The interplay between repetitive, swinging drums and selective, stabbed-out guitar leads are a cornerstone of Dope Body’s sound. Such rhythmically oriented music tends to either involve trance-inducing repetition, catharsis, or both. Too much of Natural History involves neither. On a good day, Dope Body uses their disjointed songs as a confrontational tactic. Otherwise, there’s a lot of bottom-of-the-barrel groove metal; the guitar on “Twice the Life,” for example, sounds like steel drums. It’s the type of sound that could be embarrassing if these guys didn’t know better.

However, given Natural History’s impressively bizarre arrangements and the tastefulness on display during its high points, it’s clear there’s at least a little more here than meets the eye. Whether it’s worth braving the desert of sub-Morello guitar leads and drums all-too-frequently busting out that unique sort of late–’90s fraternity bounciness is up for debate.

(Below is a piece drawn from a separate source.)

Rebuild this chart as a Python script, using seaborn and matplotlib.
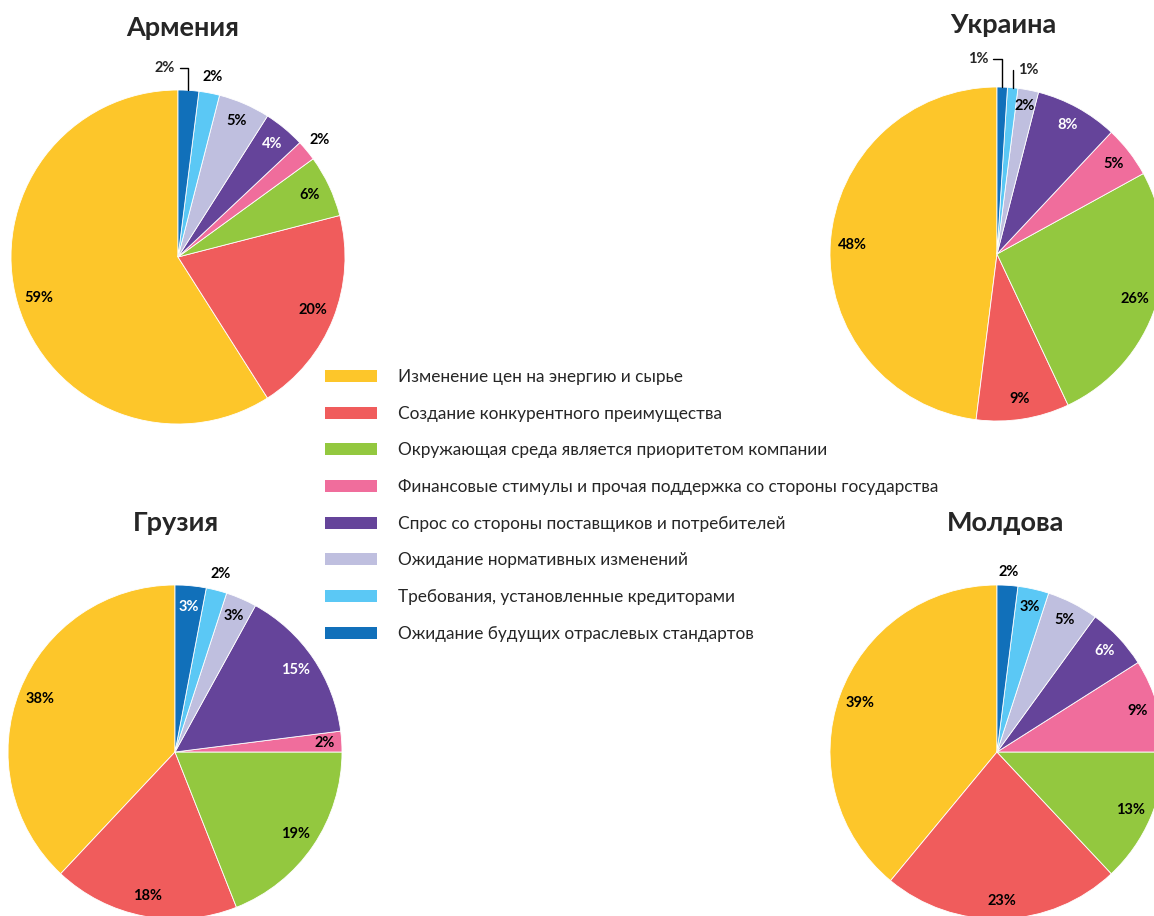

That bounciness comes to the fore when Dope Body try to open the songs up a bit, so it makes sense that Natural History is at its best when it’s at its most focused. Occasionally it’s on a gross, single-riff-into-oblivion exercise like “Beat,” where they’re in such a fight-picking bummer mode that one wouldn’t be remiss in expecting Tad Doyle himself to come in and guest on some backup threats.

Dope Body blow everything else on Natural History away with the pop meteor “Weird Mirror.” Dope Body’s sludginess falls by the wayside for four minutes and change, traded in for a stiff, glammy pop progression that answers one of history’s greatest questions: What would it sound like if Karp covered Cheap Trick?

The answer?: It would sound so great that it betrays the tortured grooving elsewhere on Natural History. If “Weird Mirror” is any indication, Dope Body are smiling pop nerds disguised as noise rock drunks — a combination that suggests good things to come.